EXERCISE TASK: Reading down the listing below, count the lines where the word "using" shows up, then give only that count.

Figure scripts
════════════════
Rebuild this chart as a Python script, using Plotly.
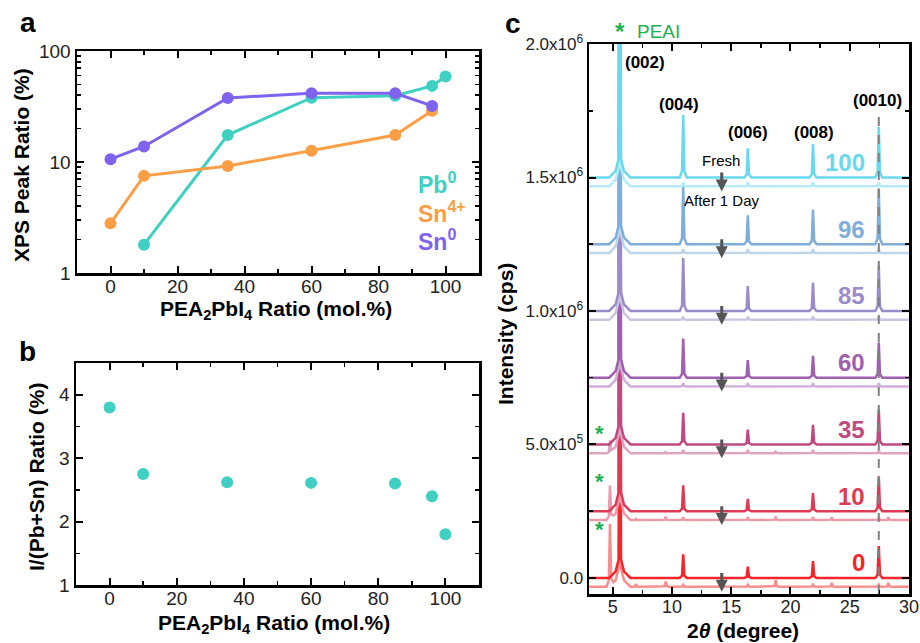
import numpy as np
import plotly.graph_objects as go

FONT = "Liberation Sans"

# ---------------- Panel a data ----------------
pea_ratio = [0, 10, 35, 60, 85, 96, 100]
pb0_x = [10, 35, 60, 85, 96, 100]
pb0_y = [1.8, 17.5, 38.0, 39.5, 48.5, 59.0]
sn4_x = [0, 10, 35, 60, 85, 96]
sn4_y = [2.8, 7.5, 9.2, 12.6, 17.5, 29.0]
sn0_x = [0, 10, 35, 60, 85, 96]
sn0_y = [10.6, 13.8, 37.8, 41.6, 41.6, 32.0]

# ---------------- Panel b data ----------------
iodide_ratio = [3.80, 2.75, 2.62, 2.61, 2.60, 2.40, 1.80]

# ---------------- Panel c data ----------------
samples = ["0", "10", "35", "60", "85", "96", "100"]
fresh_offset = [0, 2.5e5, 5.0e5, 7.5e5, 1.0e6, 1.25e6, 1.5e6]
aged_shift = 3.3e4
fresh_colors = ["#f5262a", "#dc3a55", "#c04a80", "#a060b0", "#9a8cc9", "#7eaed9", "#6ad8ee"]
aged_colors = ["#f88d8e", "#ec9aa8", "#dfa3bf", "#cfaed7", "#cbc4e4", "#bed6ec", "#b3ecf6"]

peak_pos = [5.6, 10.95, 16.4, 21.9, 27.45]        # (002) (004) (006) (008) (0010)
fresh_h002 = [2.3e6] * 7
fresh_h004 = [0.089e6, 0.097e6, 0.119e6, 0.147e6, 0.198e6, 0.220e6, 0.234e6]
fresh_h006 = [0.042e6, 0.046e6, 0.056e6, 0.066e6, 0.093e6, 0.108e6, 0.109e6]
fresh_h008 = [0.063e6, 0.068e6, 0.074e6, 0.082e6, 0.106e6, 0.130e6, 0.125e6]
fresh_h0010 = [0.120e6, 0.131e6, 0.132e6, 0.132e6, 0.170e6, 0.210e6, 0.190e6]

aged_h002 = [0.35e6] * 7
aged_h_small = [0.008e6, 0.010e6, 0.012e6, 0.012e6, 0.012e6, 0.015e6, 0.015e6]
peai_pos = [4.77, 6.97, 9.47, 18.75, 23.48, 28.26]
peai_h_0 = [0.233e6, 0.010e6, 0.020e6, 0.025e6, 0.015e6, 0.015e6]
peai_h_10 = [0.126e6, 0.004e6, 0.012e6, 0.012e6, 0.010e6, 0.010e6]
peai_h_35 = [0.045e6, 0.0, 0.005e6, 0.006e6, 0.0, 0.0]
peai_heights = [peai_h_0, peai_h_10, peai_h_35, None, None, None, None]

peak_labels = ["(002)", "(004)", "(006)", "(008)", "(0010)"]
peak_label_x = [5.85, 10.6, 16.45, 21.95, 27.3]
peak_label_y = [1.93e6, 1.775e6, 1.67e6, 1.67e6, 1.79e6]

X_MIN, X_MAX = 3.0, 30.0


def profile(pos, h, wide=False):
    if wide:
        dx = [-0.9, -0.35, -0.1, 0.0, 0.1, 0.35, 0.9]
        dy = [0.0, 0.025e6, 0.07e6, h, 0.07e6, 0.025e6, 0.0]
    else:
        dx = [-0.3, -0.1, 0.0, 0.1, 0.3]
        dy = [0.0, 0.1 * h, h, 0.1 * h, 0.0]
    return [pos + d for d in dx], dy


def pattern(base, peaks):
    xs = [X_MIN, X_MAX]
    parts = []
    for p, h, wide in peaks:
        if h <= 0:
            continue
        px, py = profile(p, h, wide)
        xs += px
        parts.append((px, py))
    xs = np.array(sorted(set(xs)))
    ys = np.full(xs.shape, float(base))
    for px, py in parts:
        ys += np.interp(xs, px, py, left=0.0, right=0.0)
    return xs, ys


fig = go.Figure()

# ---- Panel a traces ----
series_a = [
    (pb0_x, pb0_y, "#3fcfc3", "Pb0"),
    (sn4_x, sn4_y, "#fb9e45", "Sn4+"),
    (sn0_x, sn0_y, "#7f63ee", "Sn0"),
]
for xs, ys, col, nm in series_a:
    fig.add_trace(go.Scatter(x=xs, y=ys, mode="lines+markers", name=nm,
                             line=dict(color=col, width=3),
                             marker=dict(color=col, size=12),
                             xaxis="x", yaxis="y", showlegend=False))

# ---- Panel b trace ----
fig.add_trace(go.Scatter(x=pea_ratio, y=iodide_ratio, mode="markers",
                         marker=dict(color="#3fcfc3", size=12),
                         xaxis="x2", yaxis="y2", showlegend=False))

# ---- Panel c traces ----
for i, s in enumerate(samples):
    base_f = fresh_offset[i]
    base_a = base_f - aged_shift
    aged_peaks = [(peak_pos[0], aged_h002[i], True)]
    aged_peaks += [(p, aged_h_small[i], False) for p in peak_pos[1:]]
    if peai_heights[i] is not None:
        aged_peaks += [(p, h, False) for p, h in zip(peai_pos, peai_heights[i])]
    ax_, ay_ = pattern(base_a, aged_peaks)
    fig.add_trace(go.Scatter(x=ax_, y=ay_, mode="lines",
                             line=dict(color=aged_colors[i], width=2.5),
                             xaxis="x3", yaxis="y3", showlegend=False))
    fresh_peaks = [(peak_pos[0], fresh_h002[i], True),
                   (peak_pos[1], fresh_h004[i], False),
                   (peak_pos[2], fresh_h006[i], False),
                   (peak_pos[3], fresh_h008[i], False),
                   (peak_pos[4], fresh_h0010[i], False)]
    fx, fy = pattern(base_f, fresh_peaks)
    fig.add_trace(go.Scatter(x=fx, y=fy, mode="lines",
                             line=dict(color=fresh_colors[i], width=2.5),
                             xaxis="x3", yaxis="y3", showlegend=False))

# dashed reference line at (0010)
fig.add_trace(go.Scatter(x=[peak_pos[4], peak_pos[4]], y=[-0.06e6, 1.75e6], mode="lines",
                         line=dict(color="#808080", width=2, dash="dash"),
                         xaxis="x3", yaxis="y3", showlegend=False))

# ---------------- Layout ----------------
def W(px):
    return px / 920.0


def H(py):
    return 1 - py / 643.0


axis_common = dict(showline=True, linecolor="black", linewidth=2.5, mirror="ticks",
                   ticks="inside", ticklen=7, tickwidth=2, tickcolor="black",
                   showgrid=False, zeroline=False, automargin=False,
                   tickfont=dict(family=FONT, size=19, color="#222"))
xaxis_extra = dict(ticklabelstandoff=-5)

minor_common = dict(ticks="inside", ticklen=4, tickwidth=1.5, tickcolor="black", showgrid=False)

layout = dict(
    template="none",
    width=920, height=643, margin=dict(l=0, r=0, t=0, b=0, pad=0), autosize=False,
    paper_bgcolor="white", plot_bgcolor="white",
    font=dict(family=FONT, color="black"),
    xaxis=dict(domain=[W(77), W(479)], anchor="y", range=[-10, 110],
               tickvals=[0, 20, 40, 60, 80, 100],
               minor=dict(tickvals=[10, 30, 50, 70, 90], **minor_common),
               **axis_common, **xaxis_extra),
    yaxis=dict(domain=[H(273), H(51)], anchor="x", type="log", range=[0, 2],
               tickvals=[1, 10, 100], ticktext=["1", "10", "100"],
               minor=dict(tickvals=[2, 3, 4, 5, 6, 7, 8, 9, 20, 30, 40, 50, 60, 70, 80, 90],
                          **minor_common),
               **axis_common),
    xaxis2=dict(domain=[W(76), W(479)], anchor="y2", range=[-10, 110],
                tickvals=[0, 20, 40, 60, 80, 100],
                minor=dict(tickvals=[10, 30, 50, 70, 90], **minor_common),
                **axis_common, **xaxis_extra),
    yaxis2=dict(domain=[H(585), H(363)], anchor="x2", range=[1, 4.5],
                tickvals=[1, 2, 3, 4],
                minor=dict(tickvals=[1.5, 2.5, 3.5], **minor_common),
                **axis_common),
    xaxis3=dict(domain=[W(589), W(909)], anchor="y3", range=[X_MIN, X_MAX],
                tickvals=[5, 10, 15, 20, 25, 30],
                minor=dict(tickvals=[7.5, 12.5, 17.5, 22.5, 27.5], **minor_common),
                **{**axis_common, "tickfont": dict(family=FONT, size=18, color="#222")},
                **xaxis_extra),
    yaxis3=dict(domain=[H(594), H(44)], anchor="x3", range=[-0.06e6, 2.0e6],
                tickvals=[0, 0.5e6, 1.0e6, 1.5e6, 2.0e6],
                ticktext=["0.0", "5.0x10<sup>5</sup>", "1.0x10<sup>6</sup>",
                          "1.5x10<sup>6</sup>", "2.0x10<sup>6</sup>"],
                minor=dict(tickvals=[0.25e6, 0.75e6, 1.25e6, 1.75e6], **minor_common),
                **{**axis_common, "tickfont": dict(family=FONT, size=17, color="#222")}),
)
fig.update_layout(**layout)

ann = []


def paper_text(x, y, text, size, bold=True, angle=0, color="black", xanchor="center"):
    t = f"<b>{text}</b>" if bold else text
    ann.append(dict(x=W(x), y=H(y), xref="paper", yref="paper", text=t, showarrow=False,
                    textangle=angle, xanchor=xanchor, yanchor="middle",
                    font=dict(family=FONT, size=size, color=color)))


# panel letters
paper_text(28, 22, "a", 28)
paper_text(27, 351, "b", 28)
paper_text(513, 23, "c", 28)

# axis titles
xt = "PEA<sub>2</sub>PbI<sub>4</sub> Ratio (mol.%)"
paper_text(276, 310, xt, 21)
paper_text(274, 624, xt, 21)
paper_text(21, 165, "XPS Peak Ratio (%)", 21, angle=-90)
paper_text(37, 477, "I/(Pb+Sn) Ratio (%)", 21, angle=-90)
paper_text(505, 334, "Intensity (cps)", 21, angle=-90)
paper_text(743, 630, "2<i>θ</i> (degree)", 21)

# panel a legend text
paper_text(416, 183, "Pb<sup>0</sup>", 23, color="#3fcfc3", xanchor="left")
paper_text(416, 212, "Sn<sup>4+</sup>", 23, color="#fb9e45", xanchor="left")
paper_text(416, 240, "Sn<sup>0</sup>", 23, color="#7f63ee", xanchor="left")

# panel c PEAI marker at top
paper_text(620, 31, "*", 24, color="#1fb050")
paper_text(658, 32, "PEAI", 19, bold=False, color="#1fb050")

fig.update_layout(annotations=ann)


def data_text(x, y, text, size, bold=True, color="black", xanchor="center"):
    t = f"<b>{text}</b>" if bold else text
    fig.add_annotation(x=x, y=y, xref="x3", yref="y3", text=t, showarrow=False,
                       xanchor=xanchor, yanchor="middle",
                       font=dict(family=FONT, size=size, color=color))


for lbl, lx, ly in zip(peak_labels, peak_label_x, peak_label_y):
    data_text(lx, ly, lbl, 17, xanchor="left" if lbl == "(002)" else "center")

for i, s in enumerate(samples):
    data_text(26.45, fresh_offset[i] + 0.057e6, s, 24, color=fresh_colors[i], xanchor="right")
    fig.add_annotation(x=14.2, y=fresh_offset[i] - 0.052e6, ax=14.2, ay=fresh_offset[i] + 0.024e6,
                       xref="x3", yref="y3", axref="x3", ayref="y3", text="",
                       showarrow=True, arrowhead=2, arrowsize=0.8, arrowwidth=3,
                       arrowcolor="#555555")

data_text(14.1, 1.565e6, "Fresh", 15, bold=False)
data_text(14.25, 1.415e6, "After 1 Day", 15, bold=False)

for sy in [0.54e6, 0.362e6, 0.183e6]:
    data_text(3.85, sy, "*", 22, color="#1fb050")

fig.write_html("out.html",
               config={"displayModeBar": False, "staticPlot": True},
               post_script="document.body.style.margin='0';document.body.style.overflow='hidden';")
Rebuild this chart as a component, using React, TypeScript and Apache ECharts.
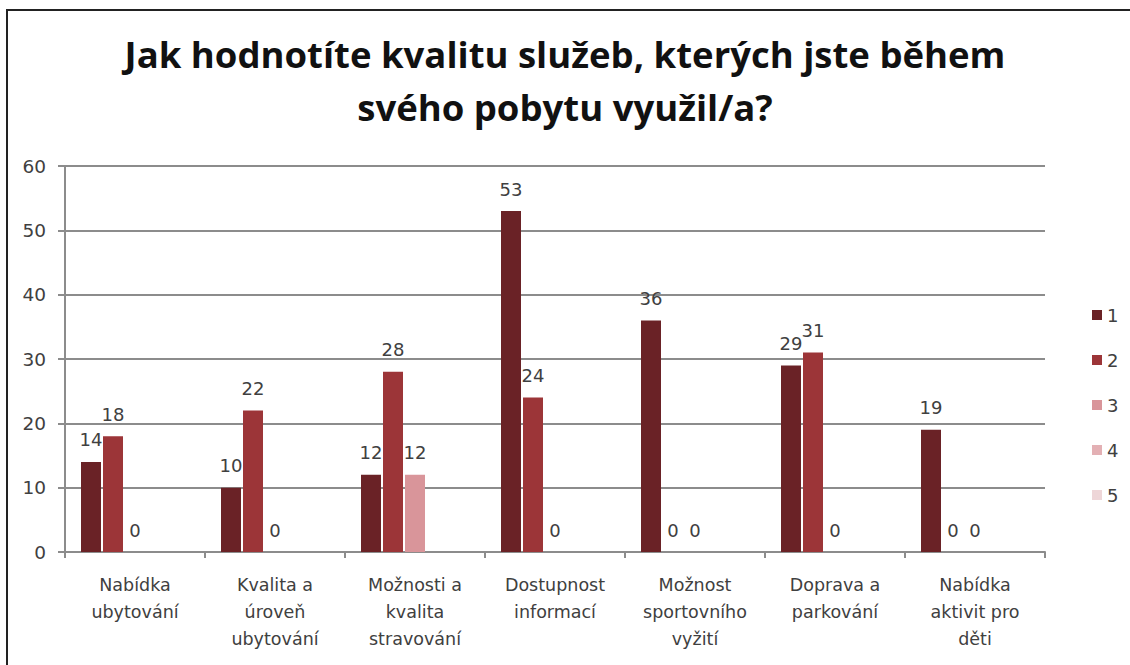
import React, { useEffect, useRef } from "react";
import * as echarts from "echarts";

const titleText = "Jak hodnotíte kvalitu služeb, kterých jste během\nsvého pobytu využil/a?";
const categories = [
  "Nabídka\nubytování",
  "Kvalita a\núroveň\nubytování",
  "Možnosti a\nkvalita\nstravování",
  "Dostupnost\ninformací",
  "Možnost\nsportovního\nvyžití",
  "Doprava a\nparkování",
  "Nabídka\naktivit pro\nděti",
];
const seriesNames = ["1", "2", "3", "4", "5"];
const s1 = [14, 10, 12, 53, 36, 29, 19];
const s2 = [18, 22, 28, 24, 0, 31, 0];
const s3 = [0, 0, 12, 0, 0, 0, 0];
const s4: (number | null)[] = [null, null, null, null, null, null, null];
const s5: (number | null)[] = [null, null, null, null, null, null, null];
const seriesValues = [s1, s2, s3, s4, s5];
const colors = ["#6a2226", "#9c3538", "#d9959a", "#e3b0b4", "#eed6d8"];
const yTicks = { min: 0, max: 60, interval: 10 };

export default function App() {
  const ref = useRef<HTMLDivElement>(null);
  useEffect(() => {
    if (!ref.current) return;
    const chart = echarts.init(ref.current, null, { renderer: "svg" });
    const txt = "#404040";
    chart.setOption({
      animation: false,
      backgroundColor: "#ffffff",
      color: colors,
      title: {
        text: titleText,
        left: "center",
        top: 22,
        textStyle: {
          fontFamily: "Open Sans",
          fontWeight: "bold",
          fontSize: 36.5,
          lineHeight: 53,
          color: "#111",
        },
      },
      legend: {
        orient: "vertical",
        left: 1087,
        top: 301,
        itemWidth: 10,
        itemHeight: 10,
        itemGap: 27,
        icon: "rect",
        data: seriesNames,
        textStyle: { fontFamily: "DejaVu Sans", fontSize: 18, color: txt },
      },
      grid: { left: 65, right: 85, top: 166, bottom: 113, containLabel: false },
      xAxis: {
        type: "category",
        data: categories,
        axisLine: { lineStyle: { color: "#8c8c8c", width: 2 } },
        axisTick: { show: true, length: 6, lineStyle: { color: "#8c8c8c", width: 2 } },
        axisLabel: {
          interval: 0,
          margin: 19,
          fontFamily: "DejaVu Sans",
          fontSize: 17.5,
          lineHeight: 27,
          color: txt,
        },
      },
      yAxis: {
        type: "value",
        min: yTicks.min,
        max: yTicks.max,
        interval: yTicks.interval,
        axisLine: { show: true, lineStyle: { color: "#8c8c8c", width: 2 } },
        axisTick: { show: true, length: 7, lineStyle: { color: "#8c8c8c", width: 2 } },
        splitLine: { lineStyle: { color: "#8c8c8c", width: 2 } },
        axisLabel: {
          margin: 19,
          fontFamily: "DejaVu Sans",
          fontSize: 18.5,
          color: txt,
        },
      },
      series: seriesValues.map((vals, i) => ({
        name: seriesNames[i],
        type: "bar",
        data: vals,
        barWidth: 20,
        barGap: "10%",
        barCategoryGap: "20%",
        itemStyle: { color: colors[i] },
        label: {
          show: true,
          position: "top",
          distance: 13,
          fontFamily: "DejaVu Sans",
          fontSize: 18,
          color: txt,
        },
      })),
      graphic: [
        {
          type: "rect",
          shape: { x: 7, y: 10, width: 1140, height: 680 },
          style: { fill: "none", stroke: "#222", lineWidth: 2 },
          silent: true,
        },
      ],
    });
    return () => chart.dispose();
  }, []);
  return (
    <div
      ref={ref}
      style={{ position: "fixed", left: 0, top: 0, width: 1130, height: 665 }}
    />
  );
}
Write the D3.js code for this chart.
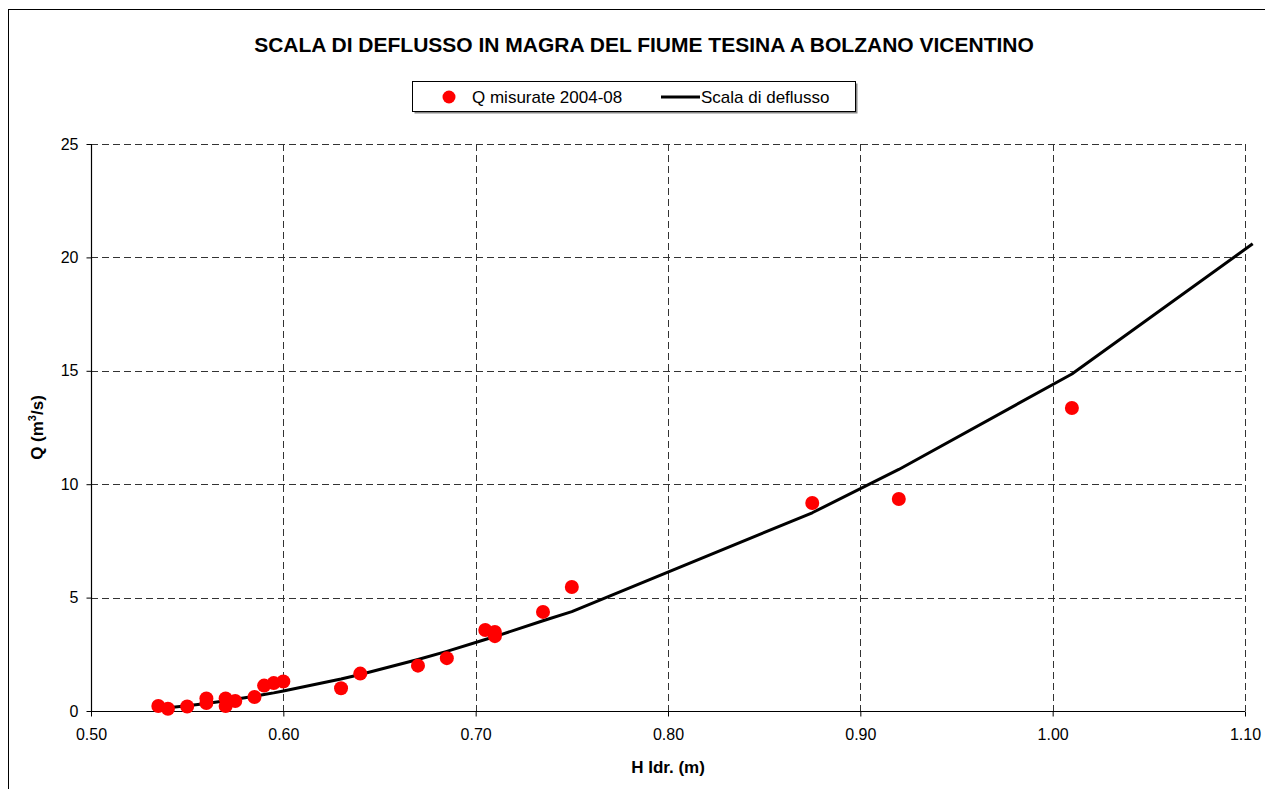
════════════════
TASK ANSWER: 2